The Third Wave of HD Communications: Raising and restoring quality
Emerging today around the world, HD communications is about raising the bar for quality, while restoring quality to voice communications. High-quality voice with the baseline G.722 wideband codec is about five times better than the stock PSTN call. Big business already recognizes that high-quality voice is a big winner today for conference calls and international calls Using HD, people understand what is being said better because there’s more audio information to use and less need to “process” to fill in the blanks with a foreign speaker or sorting out who is who on a conference call.
More importantly, HD is about restoring quality to end-to-end voice communications. If a service provider is delivering high quality voice, it has to make sure that every part of the call is the best from end-to-end; there’s a lot less slack for blaming it on the other guy. More importantly, you want “the other guy” to deliver his end of the call in HD so everyone gains the benefit, rather than descending to lowest common denominator.
The third wave will be more top-down than bottom up for two key factors. Organizations that recognize the value of high quality voice – C-level executives, enterprises – are willing to write the checks to pay for quality. Service providers recognize that those organizations expect a higher level of service and will pay for it – plus they want escape the downward spiral rat trap of cheap minutes.
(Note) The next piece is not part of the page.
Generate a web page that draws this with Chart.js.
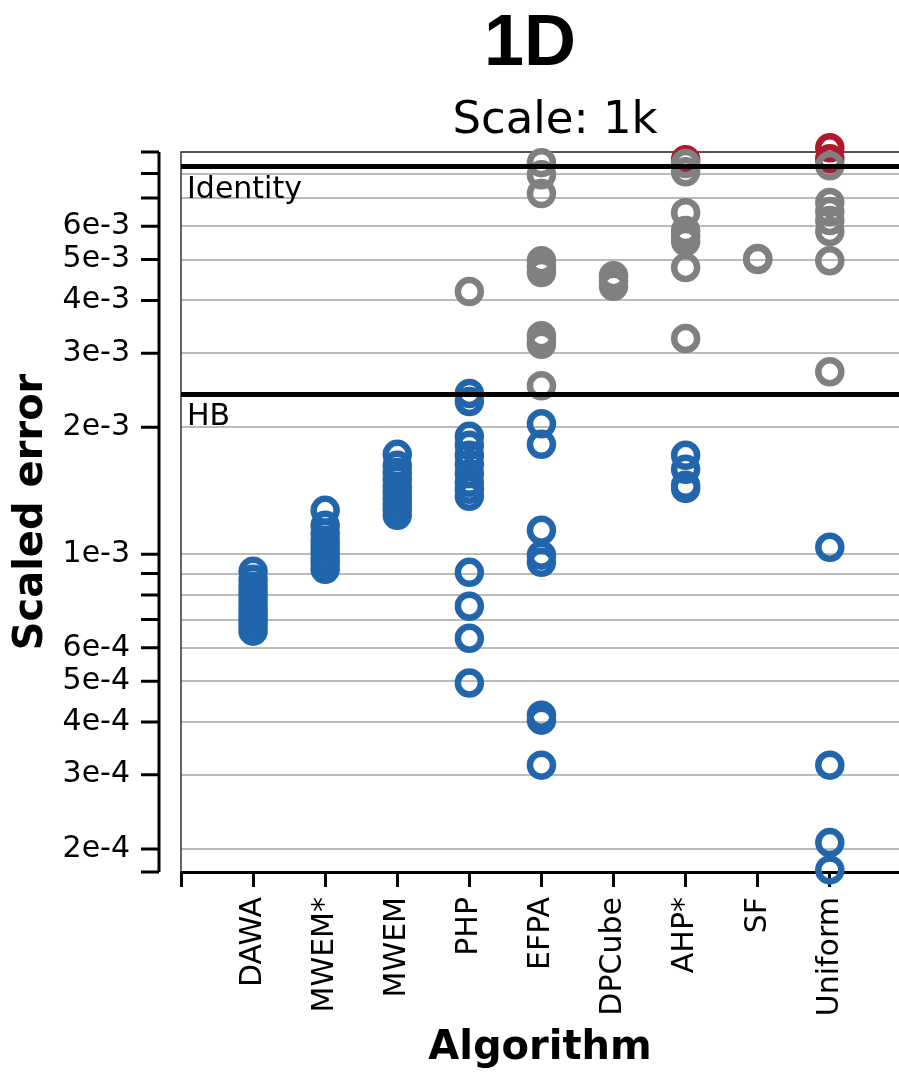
<!DOCTYPE html>
<html lang="en">
  <head>
    <meta charset="UTF-8" />
    <title>1D</title>
    <script src="https://cdn.jsdelivr.net/npm/chart.js"></script>
    <style>
      body { margin: 0; background: #fff; }
      #wrap { width: 899px; height: 1073px; }
    </style>
  </head>
  <body>
    <div id="wrap"><canvas id="chart" width="899" height="1073"></canvas></div>

    <script>
      // categories on the x axis
      const algorithms = ["DAWA", "MWEM*", "MWEM", "PHP", "EFPA", "DPCube", "AHP*", "SF", "Uniform"];

      // scaled error per algorithm (one list per category), split by colour
      const blueErrors = [
        [9.11e-4, 8.72e-4, 8.4e-4, 8.13e-4, 7.87e-4, 7.61e-4, 7.37e-4, 7.17e-4, 6.98e-4, 6.79e-4, 6.57e-4],
        [1.271e-3, 1.171e-3, 1.121e-3, 1.079e-3, 1.045e-3, 1.011e-3, 9.78e-4, 9.52e-4, 9.21e-4],
        [1.726e-3, 1.625e-3, 1.564e-3, 1.506e-3, 1.449e-3, 1.403e-3, 1.357e-3, 1.314e-3, 1.278e-3, 1.237e-3],
        [2.407e-3, 2.304e-3, 1.904e-3, 1.813e-3, 1.717e-3, 1.634e-3, 1.555e-3, 1.481e-3, 1.426e-3, 1.372e-3,
         9.06e-4, 7.53e-4, 6.32e-4, 4.95e-4],
        [2.04e-3, 1.823e-3, 1.14e-3, 9.95e-4, 9.57e-4, 4.15e-4, 4.04e-4, 3.16e-4],
        [],
        [1.717e-3, 1.59e-3, 1.457e-3, 1.433e-3],
        [],
        [1.039e-3, 3.16e-4, 2.07e-4, 1.783e-4],
      ];
      const greyErrors = [
        [],
        [],
        [],
        [4.2e-3],
        [8.49e-3, 7.95e-3, 7.17e-3, 4.97e-3, 4.81e-3, 4.66e-3, 3.3e-3, 3.2e-3, 3.15e-3, 2.51e-3],
        [4.58e-3, 4.46e-3, 4.32e-3],
        [8.45e-3, 8.08e-3, 6.46e-3, 5.86e-3, 5.67e-3, 5.52e-3, 4.79e-3, 3.25e-3],
        [5.03e-3, 5.0e-3],
        [8.35e-3, 6.83e-3, 6.5e-3, 6.19e-3, 5.83e-3, 4.97e-3, 2.71e-3],
      ];
      const redErrors = [[], [], [], [], [], [], [8.63e-3], [], [9.21e-3, 8.68e-3]];

      // reference lines
      const baselines = ["Identity", "HB"];
      const baselineErrors = [8.31e-3, 2.394e-3];

      // y ticks (log scale) and their labels
      const yTicks = [2e-4, 3e-4, 4e-4, 5e-4, 6e-4, 7e-4, 8e-4, 9e-4,
                      1e-3, 2e-3, 3e-3, 4e-3, 5e-3, 6e-3, 7e-3, 8e-3, 9e-3];
      const yTickLabels = ["2e-4", "3e-4", "4e-4", "5e-4", "6e-4", "", "", "",
                           "1e-3", "2e-3", "3e-3", "4e-3", "5e-3", "6e-3", "", "", ""];

      const FONT = "DejaVu Sans";

      const toPoints = (lists) =>
        lists.flatMap((vals, i) => vals.map((v) => ({ x: i + 1, y: v })));

      const rings = (lists, color, order) => ({
        data: toPoints(lists),
        borderColor: color,
        backgroundColor: "rgba(0,0,0,0)",
        pointRadius: 11.5,
        pointHoverRadius: 11.5,
        borderWidth: 6.5,
        pointBorderWidth: 6.5,
        order: order,
        clip: false,
      });

      const refLines = baselineErrors.map((v) => ({
        data: [{ x: 0, y: v }, { x: 10, y: v }],
        showLine: true,
        borderColor: "#000",
        borderWidth: 5,
        pointRadius: 0,
        order: 0,
      }));

      // extra drawing: titles, offset y spine, frame, reference labels
      const decor = {
        id: "decor",
        beforeDatasetsDraw(chart) {
          const { ctx, chartArea } = chart;
          ctx.save();
          ctx.strokeStyle = "#333";
          ctx.lineWidth = 1.5;
          ctx.beginPath();
          ctx.moveTo(chartArea.left, chartArea.bottom);
          ctx.lineTo(chartArea.left, chartArea.top);
          ctx.lineTo(chartArea.right, chartArea.top);
          ctx.stroke();
          ctx.restore();
        },
        afterDraw(chart) {
          const { ctx, chartArea, scales } = chart;
          const y = scales.y;
          ctx.save();

          // offset y axis line with tick marks
          const spineX = chartArea.left - 22;
          ctx.strokeStyle = "#000";
          ctx.lineWidth = 3;
          ctx.beginPath();
          ctx.moveTo(spineX, chartArea.top);
          ctx.lineTo(spineX, chartArea.bottom);
          [...yTicks, y.min, y.max].forEach((v) => {
            const py = y.getPixelForValue(v);
            ctx.moveTo(spineX - 18, py);
            ctx.lineTo(spineX, py);
          });
          ctx.stroke();

          // labels of the reference lines
          ctx.fillStyle = "#000";
          ctx.font = `30px "${FONT}"`;
          ctx.textAlign = "left";
          ctx.textBaseline = "alphabetic";
          baselines.forEach((name, i) => {
            ctx.fillText(name, chartArea.left + 6, y.getPixelForValue(baselineErrors[i]) + 31);
          });

          // titles
          const cx = (chartArea.left + chartArea.right) / 2;
          ctx.textAlign = "center";
          ctx.font = `bold 72px "Liberation Sans"`;
          ctx.fillText("1D", cx - 10, 65);
          ctx.font = `45px "${FONT}"`;
          ctx.fillText("Scale: 1k", cx + 15, 133);
          ctx.restore();
        },
      };

      new Chart(document.getElementById("chart"), {
        type: "scatter",
        data: {
          datasets: [
            rings(redErrors, "#b2182b", 3),
            rings(greyErrors, "#808080", 2),
            rings(blueErrors, "#2166ac", 1),
            ...refLines,
          ],
        },
        options: {
          responsive: false,
          animation: false,
          devicePixelRatio: 1,
          layout: { autoPadding: false, padding: { top: 152, left: 0, right: 0, bottom: 0 } },
          plugins: {
            legend: { display: false },
            tooltip: { enabled: false },
          },
          scales: {
            x: {
              type: "linear",
              min: 0,
              max: 9.96,
              afterBuildTicks: (s) => {
                s.ticks = algorithms.map((_, i) => ({ value: i + 1 }));
                s.ticks.unshift({ value: 0 });
              },
              afterFit: (s) => {
                s.height = 201;
                s.paddingLeft = 0;
                s.paddingRight = 0;
              },
              ticks: {
                autoSkip: false,
                minRotation: 90,
                maxRotation: 90,
                padding: 10,
                color: "#000",
                font: { family: FONT, size: 30 },
                callback: (v) => algorithms[v - 1] || "",
              },
              grid: { drawOnChartArea: false, drawTicks: true, tickLength: 15, lineWidth: 3, color: "#000" },
              border: { display: true, color: "#000", width: 3 },
              title: {
                display: true,
                text: "Algorithm",
                color: "#000",
                font: { family: FONT, size: 40, weight: "bold" },
                padding: { top: 0, bottom: 0 },
              },
            },
            y: {
              type: "logarithmic",
              min: 1.763e-4,
              max: 9.0e-3,
              afterBuildTicks: (s) => {
                s.ticks = yTicks.map((v) => ({ value: v }));
              },
              afterFit: (s) => {
                s.width = 181;
                s.paddingTop = 0;
                s.paddingBottom = 0;
              },
              ticks: {
                autoSkip: false,
                padding: 51,
                color: "#000",
                font: { family: FONT, size: 30 },
                callback: (v) => yTickLabels[yTicks.indexOf(v)],
              },
              grid: { drawTicks: false, color: "#bbbbbb", lineWidth: 2 },
              border: { display: false },
              title: {
                display: true,
                text: "Scaled error",
                color: "#000",
                font: { family: FONT, size: 40, weight: "bold" },
                padding: { top: 8, bottom: 0 },
              },
            },
          },
        },
        plugins: [decor],
      });
    </script>
  </body>
</html>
While there are some “bottom-up” push from hosted VoIP business service providers looking to different themselves and conferencing services looking for an edge in the marketplace, the vast majority of providers who originally dove into VoIP from the “bottom” looking to snap business away from larger carriers figure they have enough to do with pennies per minute.
Ultimately, cellular carriers will move to high quality voice because people will want more out of their phones. Availability of broadband and smartphones means that there’s little excuse to not be able to implement HD voice.
How far are we from the third wave? The trinity of handsets, service providers and customers
For the third wave of HD communications to catch on, you need to have customers who want high quality voice, handsets that support (i.e. have baked in) HD voice, and service providers who can deliver the service from end-to-end.
In Europe, the trinity already exists, with France Telecom, BT, and other European carriers signing up customers. By the end of the year, those carriers will start exchanging HD voice calls with one another.
Within the U.S., there are a lot of islands of HD, little pockets of business hosted VoIP service providers that are not (so far) talking to each other. However, those islands will start to be pushed to talk to Europe and to each other.
Asia moves forward with HD as carriers in Australia, Korea, and Japan all moving to implement services for consumers and businesses.
Enterprises are going to continue to be the first HD adopters. Global Crossing is already doing one-off HD conferencing for its elite customers and is in the process of productizing HD conferencing. Optimum Lightpath, a division of Cablevision, has taken the lead among cable companies to provide hosted HD voice for its customer base.
Verizon Business may provide the most interesting sign post for HD. It believes that, among its customer base of large enterprises, the earlier adopters of HD will show up in 2010, with widespread demand occurring in 2011.
HD communication is happening, and it starting to move faster.